Has Attorney General Daniel Cameron’s staff acquired such a perfect mastery of Kentucky’s open government laws that it is incapable of violation?
The Franklin Circuit Court did not found that to be the case in American Oversight v. Office of the Attorney General. Instead, the court:
- repudiated the attorney general’s attempt to extend the “permanent exception”for Commonwealth’s and County Attorneys’ criminal litigation files —found at KRS 61.878(1)(h) — to non-criminal/non-litigation records and to re-write KRS 61.878(1)(h) to expand its protection to records of the attorney general.
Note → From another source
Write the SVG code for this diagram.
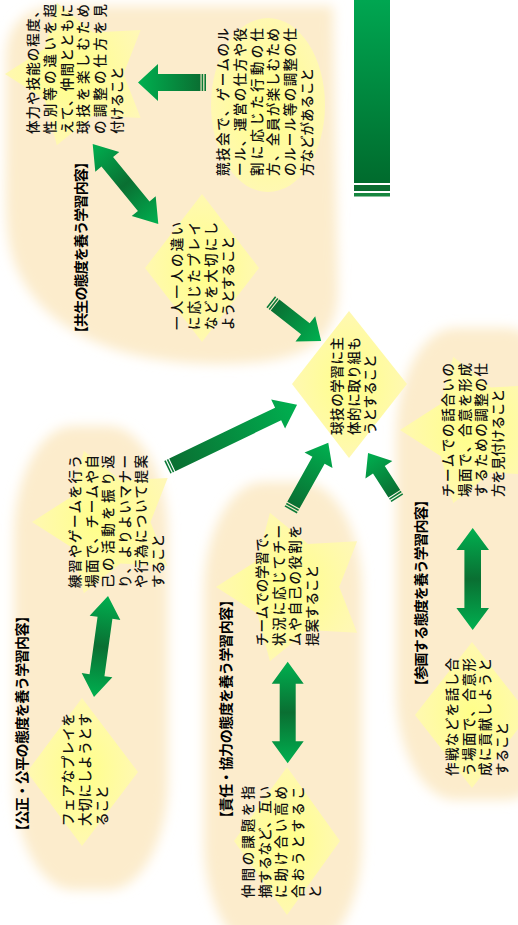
<svg xmlns="http://www.w3.org/2000/svg" xmlns:xlink="http://www.w3.org/1999/xlink" width="518" height="925" viewBox="0 0 518 925">
<style>
.t{font-family:"Noto Sans CJK JP","Noto Sans CJK SC",sans-serif;font-size:13.5px;font-weight:500;fill:#111;}
.h{font-family:"Noto Sans CJK JP","Noto Sans CJK SC",sans-serif;font-size:14px;font-weight:bold;fill:#000;}
.bg{fill:#FCECCC;filter:url(#soft);}
.y{fill:url(#yg);}
.a1{fill:url(#ag1);}
.a2{fill:url(#ag2);}
.st{fill:#0B7A36;}
</style>
<defs>
<filter id="soft" x="-30%" y="-30%" width="160%" height="160%"><feGaussianBlur stdDeviation="6"/></filter>
<radialGradient id="yg" cx="0.5" cy="0.5" r="0.6"><stop offset="0" stop-color="#FFFF88"/><stop offset="1" stop-color="#FFF7BA"/></radialGradient>
<linearGradient id="ag1" x1="0" y1="0" x2="1" y2="0"><stop offset="0" stop-color="#0A6F32"/><stop offset="1" stop-color="#00B050"/></linearGradient>
<linearGradient id="ag2" x1="0" y1="0" x2="1" y2="0"><stop offset="0" stop-color="#00B050"/><stop offset="0.5" stop-color="#0A6F32"/><stop offset="1" stop-color="#00B050"/></linearGradient>
<linearGradient id="bar" x1="0" y1="0" x2="0" y2="1"><stop offset="0" stop-color="#00A651"/><stop offset="1" stop-color="#006B2D"/></linearGradient>
<polygon id="star" points="-100,0 -46.9,-34.1 -30.9,-95.1 17.9,-55.2 80.9,-58.8 58,0 80.9,58.8 17.9,55.2 -30.9,95.1 -46.9,34.1"/>
</defs>
<rect x="0" y="0" width="518" height="925" fill="#fff"/>

<g id="backgrounds">
<path class="bg" d="M60,6 L333,6 L338,290 C338,345 300,364 220,364 C120,364 40,332 14,262 C4,232 6,200 6,150 L6,60 C6,25 25,6 60,6 Z"/>
<rect class="bg" x="14" y="426" width="154" height="464" rx="60" ry="110"/>
<rect class="bg" x="204" y="482" width="158" height="470" rx="60" ry="110"/>
<rect class="bg" x="396" y="328" width="170" height="472" rx="60" ry="110"/>
</g>

<g id="title-bar">
<rect x="354" y="0" width="36" height="183" fill="url(#bar)"/>
<rect x="354" y="185" width="36" height="6" fill="#0A6B30"/>
<rect x="354" y="193" width="36" height="3.5" fill="#17863F"/>
</g>

<g id="label-kyousei"><text class="h" transform="translate(85.5,340) rotate(-90)" textLength="185" lengthAdjust="spacing">【共生の態度を養う学習内容】</text></g>
<g id="label-kousei"><text class="h" transform="translate(27,838) rotate(-90)" textLength="229" lengthAdjust="spacing">【公正・公平の態度を養う学習内容】</text></g>
<g id="label-sekinin"><text class="h" transform="translate(230.5,825) rotate(-90)" textLength="232" lengthAdjust="spacing">【責任・協力の態度を養う学習内容】</text></g>
<g id="label-sankaku"><text class="h" transform="translate(425.5,693) rotate(-90)" textLength="200" lengthAdjust="spacing">【参画する態度を養う学習内容】</text></g>

<g id="node-tairyoku">
<use xlink:href="#star" class="y" transform="translate(80,74) scale(0.75)"/>
<text class="t" transform="translate(38,134) rotate(-90)">
<tspan x="0" y="0" textLength="130" lengthAdjust="spacing">体力や技能の程度、</tspan>
<tspan x="0" y="16.8" textLength="130" lengthAdjust="spacing">性別等の違いを超</tspan>
<tspan x="0" y="33.6" textLength="130" lengthAdjust="spacing">えて、仲間とともに</tspan>
<tspan x="0" y="50.4" textLength="130" lengthAdjust="spacing">球技を楽しむため</tspan>
<tspan x="0" y="67.2" textLength="130" lengthAdjust="spacing">の調整の仕方を見</tspan>
<tspan x="0" y="84">付けること</tspan>
</text>
</g>

<g id="node-kyougikai">
<ellipse class="y" cx="268" cy="105" rx="57" ry="87"/>
<text class="t" transform="translate(228,176) rotate(-90)">
<tspan x="0" y="0" textLength="148" lengthAdjust="spacing">競技会で、ゲームのル</tspan>
<tspan x="0" y="16.8" textLength="148" lengthAdjust="spacing">ール、運営の仕方や役</tspan>
<tspan x="0" y="33.6" textLength="148" lengthAdjust="spacing">割に応じた行動の仕</tspan>
<tspan x="0" y="50.4" textLength="148" lengthAdjust="spacing">方、全員が楽しむため</tspan>
<tspan x="0" y="67.2" textLength="148" lengthAdjust="spacing">のルール等の調整の仕</tspan>
<tspan x="0" y="84">方などがあること</tspan>
</text>
</g>

<g id="node-hitori">
<polygon class="y" points="202,194 259,268 202,342 145,268"/>
<text class="t" transform="translate(182,330) rotate(-90)">
<tspan x="0" y="0" textLength="108" lengthAdjust="spacing">一人一人の違い</tspan>
<tspan x="0" y="17" textLength="108" lengthAdjust="spacing">に応じたプレイ</tspan>
<tspan x="0" y="34" textLength="108" lengthAdjust="spacing">などを大切にし</tspan>
<tspan x="0" y="51">ようとすること</tspan>
</text>
</g>

<g id="node-center">
<polygon class="y" points="349,311 407,384 349,458 292,384"/>
<text class="t" transform="translate(342,435) rotate(-90)">
<tspan x="0" y="0" textLength="98" lengthAdjust="spacing">球技の学習に主</tspan>
<tspan x="0" y="16.5" textLength="98" lengthAdjust="spacing">体的に取り組も</tspan>
<tspan x="0" y="33">うとすること</tspan>
</text>
</g>

<g id="node-hanashiai">
<use xlink:href="#star" class="y" transform="translate(477,430) scale(0.77)"/>
<text class="t" transform="translate(453,497) rotate(-90)">
<tspan x="0" y="0" textLength="134" lengthAdjust="spacing">チームでの話合いの</tspan>
<tspan x="0" y="16.7" textLength="134" lengthAdjust="spacing">場面で、合意を形成</tspan>
<tspan x="0" y="33.4" textLength="134" lengthAdjust="spacing">するための調整の仕</tspan>
<tspan x="0" y="50.1">方を見付けること</tspan>
</text>
</g>

<g id="node-renshu">
<use xlink:href="#star" class="y" transform="translate(107,522) scale(0.75)"/>
<text class="t" transform="translate(80,588) rotate(-90)">
<tspan x="0" y="0" textLength="133" lengthAdjust="spacing">練習やゲームを行う</tspan>
<tspan x="0" y="16.6" textLength="133" lengthAdjust="spacing">場面で、チームや自</tspan>
<tspan x="0" y="33.2" textLength="133" lengthAdjust="spacing">己の活動を振り返</tspan>
<tspan x="0" y="49.8" textLength="133" lengthAdjust="spacing">り、よりよいマナー</tspan>
<tspan x="0" y="66.4" textLength="133" lengthAdjust="spacing">や行為について提案</tspan>
<tspan x="0" y="83">すること</tspan>
</text>
</g>

<g id="node-team">
<use xlink:href="#star" class="y" transform="translate(294,587) scale(0.78)"/>
<text class="t" transform="translate(267,646) rotate(-90)">
<tspan x="0" y="0" textLength="121" lengthAdjust="spacing">チームでの学習で、</tspan>
<tspan x="0" y="16.5" textLength="121" lengthAdjust="spacing">状況に応じてチー</tspan>
<tspan x="0" y="33" textLength="121" lengthAdjust="spacing">ムや自己の役割を</tspan>
<tspan x="0" y="49.5">提案すること</tspan>
</text>
</g>

<g id="node-sakusen">
<polygon class="y" points="472,642 529,715 472,788 415,715"/>
<text class="t" transform="translate(457,776) rotate(-90)">
<tspan x="0" y="0" textLength="118" lengthAdjust="spacing">作戦などを話し合</tspan>
<tspan x="0" y="16.7" textLength="118" lengthAdjust="spacing">う場面で、合意形</tspan>
<tspan x="0" y="33.4" textLength="118" lengthAdjust="spacing">成に貢献しようと</tspan>
<tspan x="0" y="50.1">すること</tspan>
</text>
</g>

<g id="node-fair">
<polygon class="y" points="82,698 138,772 82,846 27,772"/>
<text class="t" transform="translate(73,826) rotate(-90)">
<tspan x="0" y="0" textLength="113" lengthAdjust="spacing">フェアなプレイを</tspan>
<tspan x="0" y="17" textLength="113" lengthAdjust="spacing">大切にしようとす</tspan>
<tspan x="0" y="34">ること</tspan>
</text>
</g>

<g id="node-nakama">
<polygon class="y" points="287,767 340,841 287,915 234,841"/>
<text class="t" transform="translate(253,898) rotate(-90)">
<tspan x="0" y="0" textLength="112" lengthAdjust="spacing">仲間の課題を指</tspan>
<tspan x="0" y="16.7" textLength="112" lengthAdjust="spacing">摘するなど、互い</tspan>
<tspan x="0" y="33.4" textLength="112" lengthAdjust="spacing">に助け合い高め</tspan>
<tspan x="0" y="50.1" textLength="112" lengthAdjust="spacing">合おうとするこ</tspan>
<tspan x="0" y="66.8">と</tspan>
</text>
</g>

<g id="connectors">
<g transform="translate(206,82.5) rotate(180)">
<rect class="st" x="0" y="-8.5" width="1.6" height="17"/><rect class="st" x="2.8" y="-8.5" width="1.6" height="17"/>
<polygon class="a1" points="5.5,-8.5 48,-8.5 48,-18.5 68,0 48,18.5 48,8.5 5.5,8.5"/>
</g>
<g transform="translate(270.7,301.7) rotate(38)">
<rect class="st" x="0" y="-7" width="1.6" height="14"/><rect class="st" x="2.8" y="-7" width="1.6" height="14"/>
<polygon class="a1" points="5.5,-7 44,-7 44,-16 64,0 44,16 44,7 5.5,7"/>
</g>
<g transform="translate(167.3,467.3) rotate(-25.7)">
<rect class="st" x="0" y="-7" width="1.6" height="14"/><rect class="st" x="2.8" y="-7" width="1.6" height="14"/>
<polygon class="a1" points="5.5,-7 123,-7 123,-16 144,0 123,16 123,7 5.5,7"/>
</g>
<g transform="translate(290.7,510) rotate(-60.8)">
<rect class="st" x="0" y="-7" width="1.6" height="14"/><rect class="st" x="2.8" y="-7" width="1.6" height="14"/>
<polygon class="a1" points="5.5,-7 57,-7 57,-16 77,0 57,16 57,7 5.5,7"/>
</g>
<g transform="translate(397.3,498.3) rotate(-122.8)">
<rect class="st" x="0" y="-7" width="1.6" height="14"/><rect class="st" x="2.8" y="-7" width="1.6" height="14"/>
<polygon class="a1" points="5.5,-7 34,-7 34,-16 54,0 34,16 34,7 5.5,7"/>
</g>
<polygon class="a2" transform="translate(125.5,184) rotate(50.6)" points="-51.7,0 -28.7,-15.5 -28.7,-7.5 28.7,-7.5 28.7,-15.5 51.7,0 28.7,15.5 28.7,7.5 -28.7,7.5 -28.7,15.5"/>
<polygon class="a2" transform="translate(101,646.5) rotate(97.9)" points="-51,0 -29,-15.5 -29,-7.5 29,-7.5 29,-15.5 51,0 29,15.5 29,7.5 -29,7.5 -29,15.5"/>
<polygon class="a2" transform="translate(472.7,579) rotate(90)" points="-51,0 -29,-16.3 -29,-8.3 29,-8.3 29,-16.3 51,0 29,16.3 29,8.3 -29,8.3 -29,16.3"/>
<polygon class="a2" transform="translate(287.7,712.5) rotate(90)" points="-50.8,0 -28.8,-16 -28.8,-8 28.8,-8 28.8,-16 50.8,0 28.8,16 28.8,8 -28.8,8 -28.8,16"/>
</g>
</svg>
- repudiated the attorney general’s attempt to expand the scope of the preliminary documents exceptions — as construed in Courier Journal v Jones to justify nondisclosure of the governor’s daily appointment ledger — to the widely publicized task force’s meeting notices and agenda; and
- rejected the adequacy of the attorney general’s search for responsive records, declaring that open records requesters “cannot be expected to know all relevant search terms or places where the agency may file such records. To place that burden on the requestor is to invite the agency to hide relevant records that are obscurely labeled or stored in deep recesses of its bureaucratic records system. It is the duty of the agency to conduct and open, thorough, and good faith search of its records in response to an Open Records request.”
Because the court (and American Oversight) remain concerned about the adequacy of the search for responsive records conducted by the Attorney General, the case has not yet become final.
A perfect public agency open records track record is a rare thing. But a review of the Attorney General’s open records decisions reviewing the Attorney General’s handling of open records request would suggest that he has achieved perfection.
The Kentucky Open Government Coalition (and the Franklin Circuit Court) are doubtful.